Implementation tradeoffs leaders should evaluate
The first tradeoff is speed versus standardization. Rapid dashboard deployment may create short-term visibility, but if underlying data definitions remain inconsistent, trust erodes quickly. The second tradeoff is central control versus local flexibility. Corporate teams need common metrics, but local operations need views tailored to warehouse, region, or channel realities.
The third tradeoff is breadth versus actionability. Many organizations try to report everything at once. A better approach is to prioritize the workflows where visibility has the highest operational leverage: stockout prevention, order exception management, supplier reliability, and working capital control. The fourth tradeoff is analytics sophistication versus adoption. Predictive models are valuable only if planners, buyers, and operations managers can use them within daily workflows.

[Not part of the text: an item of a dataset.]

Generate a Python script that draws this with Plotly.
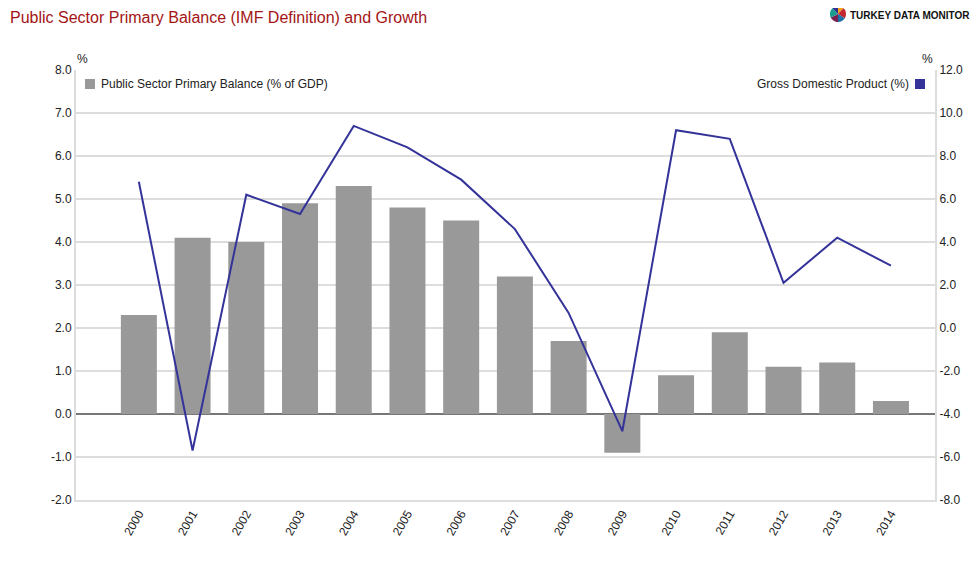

Executive recommendations for building reporting visibility as an enterprise capability
Start with the operating decisions that matter most. In distribution, these usually include what to replenish, what to allocate, which orders to prioritize, which suppliers to escalate, and where service or margin is at risk. Design reporting around those decisions rather than around departmental preferences.
Modernize reporting as part of ERP architecture, not as a separate BI exercise. The highest-value outcomes come when reporting, workflow orchestration, and transaction systems are connected. This enables exception-driven operations, stronger governance, and more reliable cross-functional coordination.
Finally, treat reporting visibility as a resilience investment. In volatile supply and demand conditions, distributors that can see inventory exposure, order risk, and supplier instability early can protect service levels, reduce manual firefighting, and scale more confidently across entities, warehouses, and channels. That is the strategic role of modern ERP reporting in distribution.